Three months ahead of schedule, a new 132 kV power line entered service between Skogfoss and Varangerbotn in Finnmark County, despite Statnett attempting to do something the company had never done before – using composite pylons for parts of the section. This is the first time in Statnett’s history that such pylons have been installed. Composite pylons are made from polyethylene resin and fiberglass. According to the manufacturer, they require almost no maintenance. Although composite pylons are more expensive, they may be more economical as they have a longer lifespan and lower maintenance costs. Composite pylons on the entire section would also reduce the construction period significantly.

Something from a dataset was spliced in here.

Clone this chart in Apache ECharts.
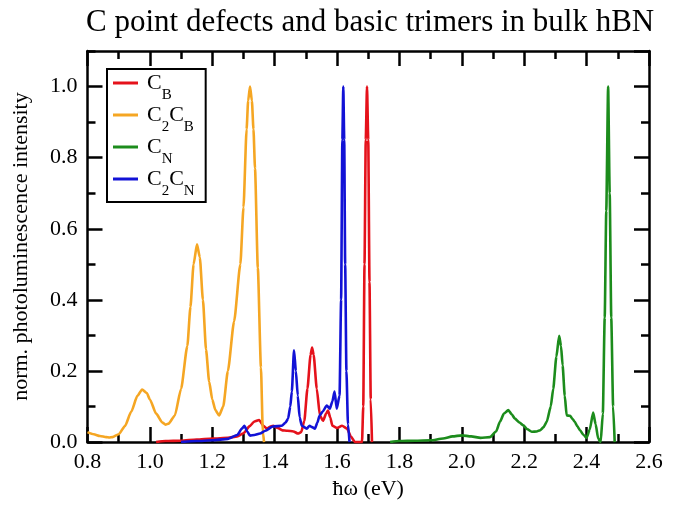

“This is the first time Statnett has used composite power pylons. The pylons are lighter than wooden power pylons and can be transported, preassembled, by helicopter. However, for this project, the pylons were installed in an area that we could get to by vehicle,” says Subproject Manager Astor Aspeli.

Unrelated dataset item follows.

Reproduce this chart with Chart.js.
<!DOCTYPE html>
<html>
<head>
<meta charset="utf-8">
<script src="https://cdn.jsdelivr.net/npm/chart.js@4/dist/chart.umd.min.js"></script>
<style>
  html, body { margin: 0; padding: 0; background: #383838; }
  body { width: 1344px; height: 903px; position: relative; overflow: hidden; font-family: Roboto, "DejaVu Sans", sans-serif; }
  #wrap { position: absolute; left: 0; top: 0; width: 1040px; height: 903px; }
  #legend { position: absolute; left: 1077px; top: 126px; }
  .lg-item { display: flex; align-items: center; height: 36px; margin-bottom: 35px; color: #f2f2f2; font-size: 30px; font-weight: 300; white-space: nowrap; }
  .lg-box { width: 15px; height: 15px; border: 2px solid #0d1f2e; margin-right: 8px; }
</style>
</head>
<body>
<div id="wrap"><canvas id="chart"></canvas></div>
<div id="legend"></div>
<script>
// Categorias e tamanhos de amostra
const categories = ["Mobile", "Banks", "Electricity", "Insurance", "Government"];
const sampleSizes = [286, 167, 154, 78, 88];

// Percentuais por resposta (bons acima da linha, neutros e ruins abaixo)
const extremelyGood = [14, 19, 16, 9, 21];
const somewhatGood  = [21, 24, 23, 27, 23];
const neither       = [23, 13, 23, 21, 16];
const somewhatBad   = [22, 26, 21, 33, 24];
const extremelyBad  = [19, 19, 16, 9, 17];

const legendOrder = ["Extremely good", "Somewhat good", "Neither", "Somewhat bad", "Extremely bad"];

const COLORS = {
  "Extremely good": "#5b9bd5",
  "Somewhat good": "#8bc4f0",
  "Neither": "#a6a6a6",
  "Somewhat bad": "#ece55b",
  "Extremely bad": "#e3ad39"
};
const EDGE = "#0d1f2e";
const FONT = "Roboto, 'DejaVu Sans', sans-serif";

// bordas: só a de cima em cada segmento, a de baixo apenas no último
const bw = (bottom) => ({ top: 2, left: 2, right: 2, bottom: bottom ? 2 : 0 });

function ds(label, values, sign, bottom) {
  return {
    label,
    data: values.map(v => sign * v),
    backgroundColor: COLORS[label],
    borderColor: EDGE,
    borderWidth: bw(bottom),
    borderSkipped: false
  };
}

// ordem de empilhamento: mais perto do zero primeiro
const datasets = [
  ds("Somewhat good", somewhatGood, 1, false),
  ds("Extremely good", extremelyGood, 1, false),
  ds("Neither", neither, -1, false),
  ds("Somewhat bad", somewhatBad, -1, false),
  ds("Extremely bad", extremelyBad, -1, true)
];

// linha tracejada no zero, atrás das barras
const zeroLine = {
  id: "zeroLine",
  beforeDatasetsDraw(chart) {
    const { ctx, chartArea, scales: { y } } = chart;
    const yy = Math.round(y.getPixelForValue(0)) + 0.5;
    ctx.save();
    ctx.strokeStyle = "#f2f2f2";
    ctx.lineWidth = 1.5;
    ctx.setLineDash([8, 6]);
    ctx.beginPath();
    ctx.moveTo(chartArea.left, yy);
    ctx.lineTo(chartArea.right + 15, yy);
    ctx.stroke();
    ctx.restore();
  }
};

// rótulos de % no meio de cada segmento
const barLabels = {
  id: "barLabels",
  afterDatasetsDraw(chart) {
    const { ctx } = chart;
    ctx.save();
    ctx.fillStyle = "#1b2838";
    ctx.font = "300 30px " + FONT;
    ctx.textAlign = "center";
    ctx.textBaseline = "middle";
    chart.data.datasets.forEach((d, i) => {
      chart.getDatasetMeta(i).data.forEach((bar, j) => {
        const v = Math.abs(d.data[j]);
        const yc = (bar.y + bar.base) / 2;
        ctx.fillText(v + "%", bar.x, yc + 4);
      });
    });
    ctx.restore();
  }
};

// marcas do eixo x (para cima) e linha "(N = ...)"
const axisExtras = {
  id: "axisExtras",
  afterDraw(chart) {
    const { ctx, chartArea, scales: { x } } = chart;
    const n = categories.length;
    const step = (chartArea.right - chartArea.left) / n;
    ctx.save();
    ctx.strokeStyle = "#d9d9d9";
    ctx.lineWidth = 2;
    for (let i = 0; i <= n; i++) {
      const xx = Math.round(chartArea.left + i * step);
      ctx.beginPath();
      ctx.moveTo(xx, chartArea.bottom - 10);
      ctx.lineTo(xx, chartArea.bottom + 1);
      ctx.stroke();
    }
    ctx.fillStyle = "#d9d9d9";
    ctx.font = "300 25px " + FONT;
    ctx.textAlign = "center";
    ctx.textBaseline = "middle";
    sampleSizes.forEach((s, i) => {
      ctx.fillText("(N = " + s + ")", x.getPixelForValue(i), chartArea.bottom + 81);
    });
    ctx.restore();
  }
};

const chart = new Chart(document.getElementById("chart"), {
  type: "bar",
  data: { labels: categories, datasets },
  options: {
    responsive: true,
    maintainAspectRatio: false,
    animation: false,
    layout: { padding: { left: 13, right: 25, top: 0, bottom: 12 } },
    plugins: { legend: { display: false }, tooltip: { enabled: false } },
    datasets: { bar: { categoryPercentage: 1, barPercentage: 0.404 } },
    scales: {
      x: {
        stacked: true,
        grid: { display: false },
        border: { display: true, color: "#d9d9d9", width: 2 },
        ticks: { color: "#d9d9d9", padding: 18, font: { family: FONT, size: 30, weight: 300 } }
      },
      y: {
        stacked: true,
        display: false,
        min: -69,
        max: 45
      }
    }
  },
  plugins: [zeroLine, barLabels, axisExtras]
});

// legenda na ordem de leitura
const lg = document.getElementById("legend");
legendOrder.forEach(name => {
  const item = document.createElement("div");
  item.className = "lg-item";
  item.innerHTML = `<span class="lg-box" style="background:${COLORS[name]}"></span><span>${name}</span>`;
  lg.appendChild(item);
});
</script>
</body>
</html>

Statnett used the same foundation method as for wooden power pylons. This means they are installed on “uncompacted material”, and to avoid scars and damage a geotextile cloth was used between the pylons and the foundation. Three of the composite pylons were installed by the Reppen gravel pit in Nesseby in Finnmark County – a very exposed and windy area. The fourth pylon was installed at Skogfoss, where temperatures are often very low.

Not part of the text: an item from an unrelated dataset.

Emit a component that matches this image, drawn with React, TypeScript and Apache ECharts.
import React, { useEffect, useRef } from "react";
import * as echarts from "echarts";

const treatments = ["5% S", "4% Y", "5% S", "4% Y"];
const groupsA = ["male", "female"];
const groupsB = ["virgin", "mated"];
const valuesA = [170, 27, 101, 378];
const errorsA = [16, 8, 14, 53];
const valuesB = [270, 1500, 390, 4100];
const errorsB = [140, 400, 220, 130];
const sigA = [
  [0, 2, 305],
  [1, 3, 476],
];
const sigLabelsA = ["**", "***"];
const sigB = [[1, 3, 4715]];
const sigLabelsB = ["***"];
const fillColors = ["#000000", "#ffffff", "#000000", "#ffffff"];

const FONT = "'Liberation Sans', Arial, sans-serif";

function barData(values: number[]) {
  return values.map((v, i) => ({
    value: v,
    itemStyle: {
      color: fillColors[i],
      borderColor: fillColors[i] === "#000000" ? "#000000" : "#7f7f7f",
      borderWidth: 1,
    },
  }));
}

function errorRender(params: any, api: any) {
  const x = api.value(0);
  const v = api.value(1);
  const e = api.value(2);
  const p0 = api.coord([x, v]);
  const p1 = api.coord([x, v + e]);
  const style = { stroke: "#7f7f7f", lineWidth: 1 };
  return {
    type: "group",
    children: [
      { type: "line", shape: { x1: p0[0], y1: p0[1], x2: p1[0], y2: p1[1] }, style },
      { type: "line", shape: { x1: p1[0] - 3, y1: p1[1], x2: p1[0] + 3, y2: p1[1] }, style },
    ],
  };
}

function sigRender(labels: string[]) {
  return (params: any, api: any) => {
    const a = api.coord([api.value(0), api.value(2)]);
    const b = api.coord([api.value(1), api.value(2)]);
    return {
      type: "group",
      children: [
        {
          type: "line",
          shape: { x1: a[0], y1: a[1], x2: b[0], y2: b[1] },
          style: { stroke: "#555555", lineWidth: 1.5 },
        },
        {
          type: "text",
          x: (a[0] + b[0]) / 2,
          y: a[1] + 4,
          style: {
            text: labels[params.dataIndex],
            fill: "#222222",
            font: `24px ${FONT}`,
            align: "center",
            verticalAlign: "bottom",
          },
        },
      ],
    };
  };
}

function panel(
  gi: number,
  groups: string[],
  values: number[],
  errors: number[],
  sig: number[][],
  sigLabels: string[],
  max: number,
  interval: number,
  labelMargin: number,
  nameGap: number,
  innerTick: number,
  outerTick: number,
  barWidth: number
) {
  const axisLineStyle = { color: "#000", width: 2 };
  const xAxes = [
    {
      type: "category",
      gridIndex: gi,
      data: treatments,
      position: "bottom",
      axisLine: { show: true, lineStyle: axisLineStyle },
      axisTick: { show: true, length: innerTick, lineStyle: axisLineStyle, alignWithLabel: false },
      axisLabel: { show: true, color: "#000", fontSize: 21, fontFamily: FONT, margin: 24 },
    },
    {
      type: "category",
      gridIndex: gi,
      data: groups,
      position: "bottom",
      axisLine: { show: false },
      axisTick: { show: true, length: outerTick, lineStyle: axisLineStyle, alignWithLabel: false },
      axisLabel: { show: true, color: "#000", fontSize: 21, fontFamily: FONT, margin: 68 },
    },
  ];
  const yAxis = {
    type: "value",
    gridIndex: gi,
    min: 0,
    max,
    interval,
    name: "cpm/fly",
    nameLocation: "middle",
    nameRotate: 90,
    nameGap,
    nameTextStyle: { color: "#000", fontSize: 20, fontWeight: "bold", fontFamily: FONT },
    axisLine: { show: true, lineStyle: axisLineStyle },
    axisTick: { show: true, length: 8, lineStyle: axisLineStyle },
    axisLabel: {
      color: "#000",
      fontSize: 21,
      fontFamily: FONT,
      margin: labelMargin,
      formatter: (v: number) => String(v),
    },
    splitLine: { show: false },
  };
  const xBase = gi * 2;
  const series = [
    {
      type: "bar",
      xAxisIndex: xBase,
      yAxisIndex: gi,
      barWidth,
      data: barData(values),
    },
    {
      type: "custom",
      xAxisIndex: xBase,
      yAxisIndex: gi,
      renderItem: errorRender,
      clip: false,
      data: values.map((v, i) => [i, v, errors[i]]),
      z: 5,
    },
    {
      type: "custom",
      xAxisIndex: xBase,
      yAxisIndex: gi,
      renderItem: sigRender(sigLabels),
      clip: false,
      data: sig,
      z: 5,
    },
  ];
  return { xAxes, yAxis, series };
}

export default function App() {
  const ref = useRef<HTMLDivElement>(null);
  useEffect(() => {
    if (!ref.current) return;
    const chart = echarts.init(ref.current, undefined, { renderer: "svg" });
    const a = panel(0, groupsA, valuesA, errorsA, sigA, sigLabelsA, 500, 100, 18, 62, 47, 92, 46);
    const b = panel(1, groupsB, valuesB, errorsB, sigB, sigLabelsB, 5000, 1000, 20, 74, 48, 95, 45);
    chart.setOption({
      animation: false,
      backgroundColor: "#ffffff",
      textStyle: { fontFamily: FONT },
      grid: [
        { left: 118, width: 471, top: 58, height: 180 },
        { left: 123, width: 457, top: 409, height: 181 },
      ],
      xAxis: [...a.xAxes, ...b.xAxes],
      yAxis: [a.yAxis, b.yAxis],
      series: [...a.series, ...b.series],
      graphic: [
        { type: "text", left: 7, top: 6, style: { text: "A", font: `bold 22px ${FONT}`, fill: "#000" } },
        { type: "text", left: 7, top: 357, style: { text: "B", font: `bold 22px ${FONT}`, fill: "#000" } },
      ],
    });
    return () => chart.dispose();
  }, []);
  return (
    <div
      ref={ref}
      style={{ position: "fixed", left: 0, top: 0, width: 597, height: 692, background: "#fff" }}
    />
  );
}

“At these locations we will be able to test how well the pylons can withstand the cold,” says Aspeli. Wooden power pylons have been used for the rest of the section.
Important for industry
The Finnmark power line is part of the next generation main grid. The new line will improve security of supply throughout Finnmark County – particularly in Eastern Finnmark.
“This is very important for the Kirkenes area, which is a future centre of industrial growth in Northern Norway,” says Statnett CEO and President Auke Lont.
Construction started in March 2010 with several local companies as subcontractors. The project is scheduled for completion in late summer 2014, with only minor substation work remaining.